| PROBLEM DETAILS |
In the data that follows, count the lines in which the word "chart" occurs, and report that figure alone.

----

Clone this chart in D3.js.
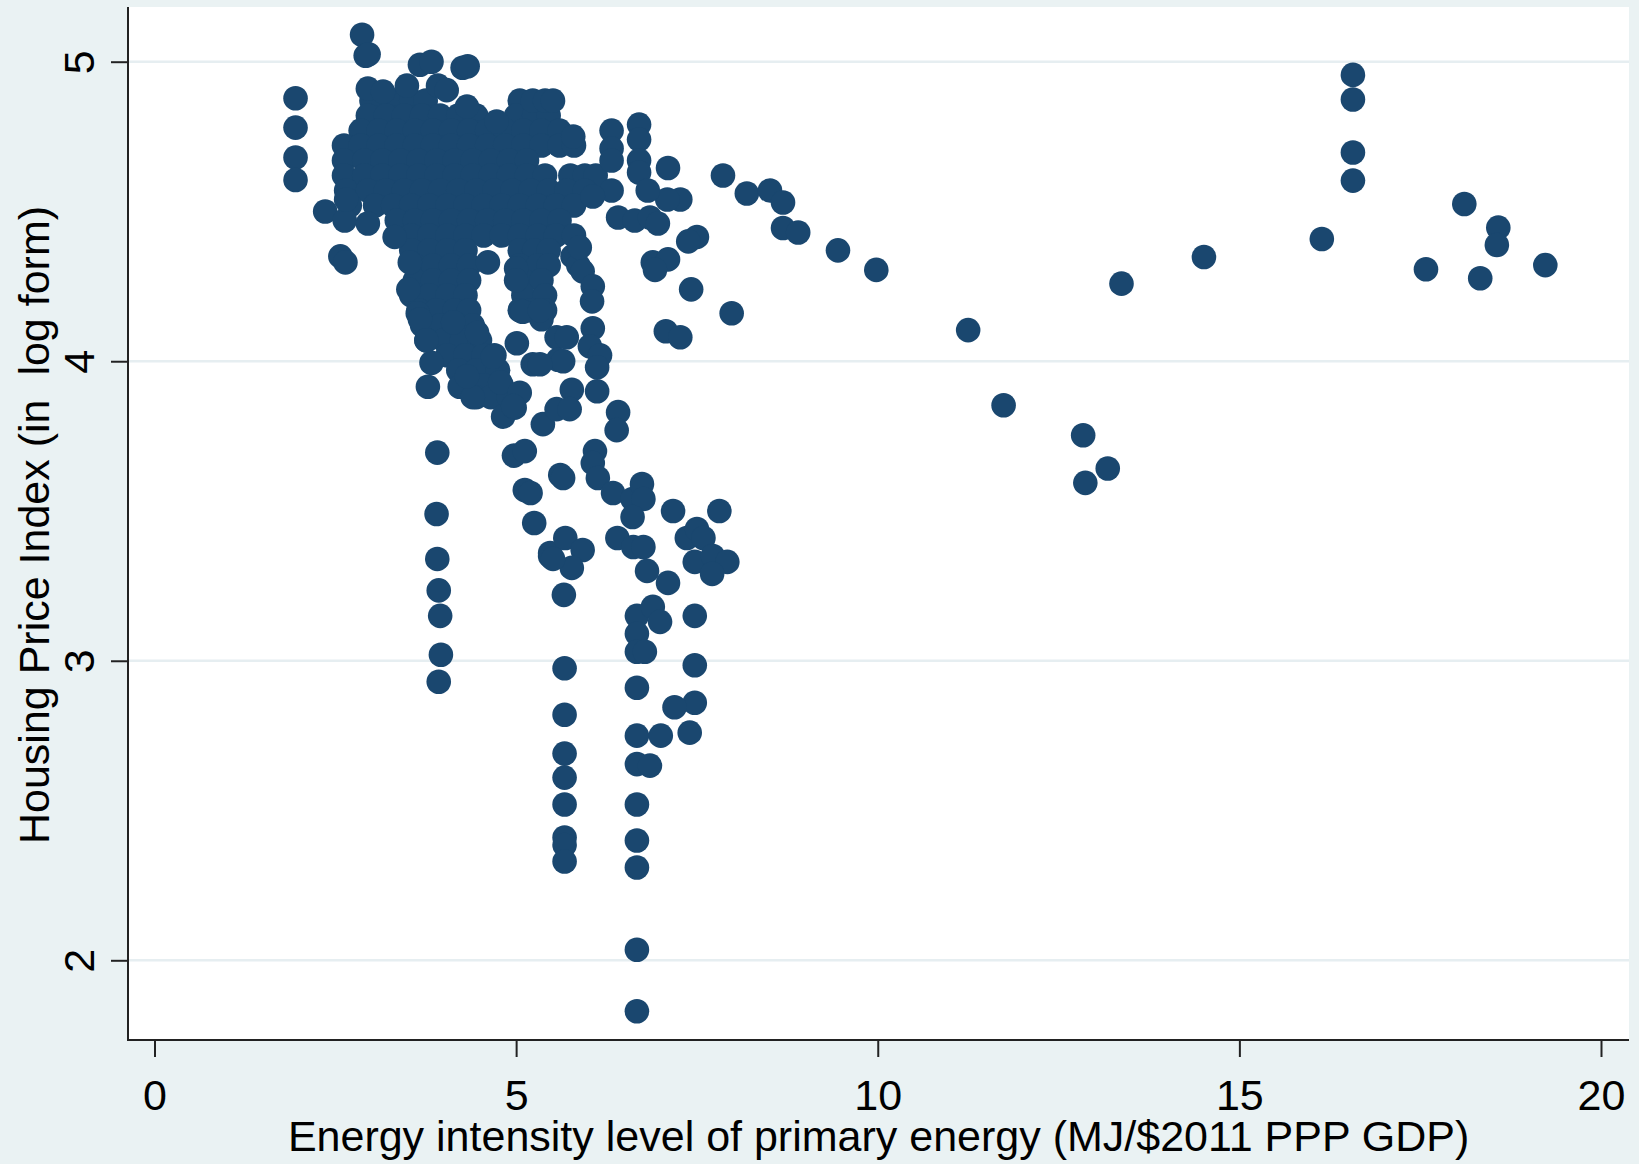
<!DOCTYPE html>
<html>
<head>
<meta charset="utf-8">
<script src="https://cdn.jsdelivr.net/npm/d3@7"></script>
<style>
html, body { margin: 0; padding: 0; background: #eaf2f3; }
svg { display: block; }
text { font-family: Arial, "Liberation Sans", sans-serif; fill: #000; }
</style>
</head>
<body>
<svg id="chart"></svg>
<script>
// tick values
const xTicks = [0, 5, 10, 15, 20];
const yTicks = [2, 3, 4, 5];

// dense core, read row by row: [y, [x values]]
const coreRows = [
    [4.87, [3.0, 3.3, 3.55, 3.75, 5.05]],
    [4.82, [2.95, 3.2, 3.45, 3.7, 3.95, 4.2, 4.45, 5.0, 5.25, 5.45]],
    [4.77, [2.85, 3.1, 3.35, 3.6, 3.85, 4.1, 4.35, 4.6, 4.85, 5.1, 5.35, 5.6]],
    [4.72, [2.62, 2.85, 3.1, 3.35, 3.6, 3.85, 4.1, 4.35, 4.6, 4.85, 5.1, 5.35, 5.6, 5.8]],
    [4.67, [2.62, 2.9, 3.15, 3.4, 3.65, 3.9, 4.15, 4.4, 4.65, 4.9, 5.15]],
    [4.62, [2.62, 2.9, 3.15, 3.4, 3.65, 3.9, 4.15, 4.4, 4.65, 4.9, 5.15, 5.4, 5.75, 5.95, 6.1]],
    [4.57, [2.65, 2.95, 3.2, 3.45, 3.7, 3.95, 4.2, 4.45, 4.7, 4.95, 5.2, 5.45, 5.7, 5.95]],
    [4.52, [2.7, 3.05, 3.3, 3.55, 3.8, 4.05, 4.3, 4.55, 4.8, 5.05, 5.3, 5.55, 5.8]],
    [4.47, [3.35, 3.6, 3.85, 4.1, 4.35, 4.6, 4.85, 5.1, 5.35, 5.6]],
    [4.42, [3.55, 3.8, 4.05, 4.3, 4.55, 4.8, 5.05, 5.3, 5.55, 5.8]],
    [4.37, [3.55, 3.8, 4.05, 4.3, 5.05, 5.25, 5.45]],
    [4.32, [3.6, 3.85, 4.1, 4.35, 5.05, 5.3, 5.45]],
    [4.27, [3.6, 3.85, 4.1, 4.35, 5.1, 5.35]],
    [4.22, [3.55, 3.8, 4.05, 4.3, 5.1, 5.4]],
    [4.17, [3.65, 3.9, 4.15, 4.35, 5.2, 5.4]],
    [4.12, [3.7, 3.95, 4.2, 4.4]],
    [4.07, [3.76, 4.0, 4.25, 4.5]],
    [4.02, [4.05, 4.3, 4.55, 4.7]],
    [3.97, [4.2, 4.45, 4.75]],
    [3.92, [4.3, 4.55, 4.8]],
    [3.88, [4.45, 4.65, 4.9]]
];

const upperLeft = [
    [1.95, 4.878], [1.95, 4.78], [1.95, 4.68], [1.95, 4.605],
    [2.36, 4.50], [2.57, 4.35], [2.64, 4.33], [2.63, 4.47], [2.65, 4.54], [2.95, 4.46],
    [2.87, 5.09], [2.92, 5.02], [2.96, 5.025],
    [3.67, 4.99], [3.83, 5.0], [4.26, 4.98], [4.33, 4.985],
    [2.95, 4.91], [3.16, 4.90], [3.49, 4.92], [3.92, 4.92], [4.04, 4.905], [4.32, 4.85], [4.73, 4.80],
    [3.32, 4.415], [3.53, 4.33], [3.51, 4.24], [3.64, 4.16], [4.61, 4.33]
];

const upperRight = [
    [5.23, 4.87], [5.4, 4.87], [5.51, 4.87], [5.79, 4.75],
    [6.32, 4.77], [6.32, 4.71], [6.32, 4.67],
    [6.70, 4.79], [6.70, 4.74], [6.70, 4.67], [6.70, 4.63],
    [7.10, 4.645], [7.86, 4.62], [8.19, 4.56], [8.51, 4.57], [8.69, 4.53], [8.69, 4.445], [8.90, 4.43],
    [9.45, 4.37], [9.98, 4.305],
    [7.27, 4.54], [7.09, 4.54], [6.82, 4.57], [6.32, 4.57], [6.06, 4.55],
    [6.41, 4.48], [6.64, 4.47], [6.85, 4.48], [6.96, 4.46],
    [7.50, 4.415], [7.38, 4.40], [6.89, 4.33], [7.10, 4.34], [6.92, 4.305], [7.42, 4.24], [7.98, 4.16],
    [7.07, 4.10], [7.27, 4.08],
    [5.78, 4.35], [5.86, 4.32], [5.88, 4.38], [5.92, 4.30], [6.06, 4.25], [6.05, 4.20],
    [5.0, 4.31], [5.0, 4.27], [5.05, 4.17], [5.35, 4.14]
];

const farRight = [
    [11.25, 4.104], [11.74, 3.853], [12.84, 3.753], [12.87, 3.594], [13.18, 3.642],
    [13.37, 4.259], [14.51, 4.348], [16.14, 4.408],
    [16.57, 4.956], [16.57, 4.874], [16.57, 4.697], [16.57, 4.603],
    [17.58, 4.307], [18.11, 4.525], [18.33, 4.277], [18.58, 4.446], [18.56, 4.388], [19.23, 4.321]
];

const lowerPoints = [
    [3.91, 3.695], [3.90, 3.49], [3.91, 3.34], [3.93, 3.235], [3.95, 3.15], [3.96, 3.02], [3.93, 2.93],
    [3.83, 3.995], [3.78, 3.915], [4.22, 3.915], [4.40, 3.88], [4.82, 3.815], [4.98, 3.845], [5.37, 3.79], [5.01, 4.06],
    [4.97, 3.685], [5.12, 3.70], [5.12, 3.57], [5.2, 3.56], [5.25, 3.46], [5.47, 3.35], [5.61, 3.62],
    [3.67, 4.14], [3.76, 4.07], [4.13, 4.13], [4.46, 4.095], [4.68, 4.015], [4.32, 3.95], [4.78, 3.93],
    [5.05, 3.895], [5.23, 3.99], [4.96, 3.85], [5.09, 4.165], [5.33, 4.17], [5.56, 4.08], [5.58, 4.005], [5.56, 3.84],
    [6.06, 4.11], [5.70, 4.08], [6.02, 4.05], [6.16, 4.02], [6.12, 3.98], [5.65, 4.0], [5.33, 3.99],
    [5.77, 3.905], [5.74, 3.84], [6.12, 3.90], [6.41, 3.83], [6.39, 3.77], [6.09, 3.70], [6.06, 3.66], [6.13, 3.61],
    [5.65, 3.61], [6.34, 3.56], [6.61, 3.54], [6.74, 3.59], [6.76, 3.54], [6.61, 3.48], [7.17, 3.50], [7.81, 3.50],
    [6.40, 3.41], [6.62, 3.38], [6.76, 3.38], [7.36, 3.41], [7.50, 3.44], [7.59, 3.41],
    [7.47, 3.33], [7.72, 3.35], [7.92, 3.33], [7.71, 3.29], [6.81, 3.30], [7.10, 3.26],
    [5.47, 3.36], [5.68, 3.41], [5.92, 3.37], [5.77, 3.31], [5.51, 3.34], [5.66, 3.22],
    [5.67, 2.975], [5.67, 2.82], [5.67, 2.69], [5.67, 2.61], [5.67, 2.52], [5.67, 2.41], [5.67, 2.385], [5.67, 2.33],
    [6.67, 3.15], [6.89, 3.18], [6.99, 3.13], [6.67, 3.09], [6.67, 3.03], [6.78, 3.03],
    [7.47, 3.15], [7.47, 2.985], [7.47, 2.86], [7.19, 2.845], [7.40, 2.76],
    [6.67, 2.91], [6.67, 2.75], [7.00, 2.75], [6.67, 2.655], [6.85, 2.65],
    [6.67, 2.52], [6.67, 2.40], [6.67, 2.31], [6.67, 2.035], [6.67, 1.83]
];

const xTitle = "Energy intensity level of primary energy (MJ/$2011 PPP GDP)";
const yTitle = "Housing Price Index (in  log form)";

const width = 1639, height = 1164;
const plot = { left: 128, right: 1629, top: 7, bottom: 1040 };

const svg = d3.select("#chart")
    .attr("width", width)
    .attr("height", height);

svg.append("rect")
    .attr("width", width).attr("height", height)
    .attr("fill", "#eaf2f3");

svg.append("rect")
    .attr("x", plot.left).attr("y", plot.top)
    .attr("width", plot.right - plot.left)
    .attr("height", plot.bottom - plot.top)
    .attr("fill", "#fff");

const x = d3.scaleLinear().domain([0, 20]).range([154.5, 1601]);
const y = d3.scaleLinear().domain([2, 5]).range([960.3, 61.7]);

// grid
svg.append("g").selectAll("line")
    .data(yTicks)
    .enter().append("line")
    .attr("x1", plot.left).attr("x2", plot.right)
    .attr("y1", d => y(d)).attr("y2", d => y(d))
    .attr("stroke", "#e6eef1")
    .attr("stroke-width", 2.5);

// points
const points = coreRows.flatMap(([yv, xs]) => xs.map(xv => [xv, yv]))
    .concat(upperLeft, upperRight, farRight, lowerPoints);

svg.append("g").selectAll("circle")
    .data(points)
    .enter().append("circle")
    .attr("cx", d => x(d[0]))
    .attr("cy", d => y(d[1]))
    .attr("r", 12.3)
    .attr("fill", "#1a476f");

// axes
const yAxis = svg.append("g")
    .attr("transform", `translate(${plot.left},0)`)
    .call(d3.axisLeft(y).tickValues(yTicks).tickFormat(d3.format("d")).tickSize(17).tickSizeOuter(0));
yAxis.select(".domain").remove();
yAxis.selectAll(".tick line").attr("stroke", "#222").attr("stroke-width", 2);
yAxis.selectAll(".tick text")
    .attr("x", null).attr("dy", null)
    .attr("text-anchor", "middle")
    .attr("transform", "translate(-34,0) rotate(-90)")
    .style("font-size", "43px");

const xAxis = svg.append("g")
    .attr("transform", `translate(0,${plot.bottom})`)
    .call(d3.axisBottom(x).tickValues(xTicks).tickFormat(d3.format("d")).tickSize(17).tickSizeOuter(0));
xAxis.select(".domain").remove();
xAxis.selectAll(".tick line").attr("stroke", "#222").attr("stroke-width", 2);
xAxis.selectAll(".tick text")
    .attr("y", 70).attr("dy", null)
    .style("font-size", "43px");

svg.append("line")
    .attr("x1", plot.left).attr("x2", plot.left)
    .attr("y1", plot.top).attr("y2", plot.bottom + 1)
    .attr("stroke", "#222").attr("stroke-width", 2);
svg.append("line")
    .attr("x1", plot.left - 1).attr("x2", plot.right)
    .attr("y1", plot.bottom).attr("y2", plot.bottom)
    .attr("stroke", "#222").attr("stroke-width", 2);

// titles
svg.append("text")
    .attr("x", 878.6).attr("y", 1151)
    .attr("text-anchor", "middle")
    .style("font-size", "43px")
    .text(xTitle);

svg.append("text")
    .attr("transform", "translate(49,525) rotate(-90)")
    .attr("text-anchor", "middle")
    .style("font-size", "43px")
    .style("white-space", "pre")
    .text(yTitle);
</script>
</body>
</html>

----

| REPLY |
3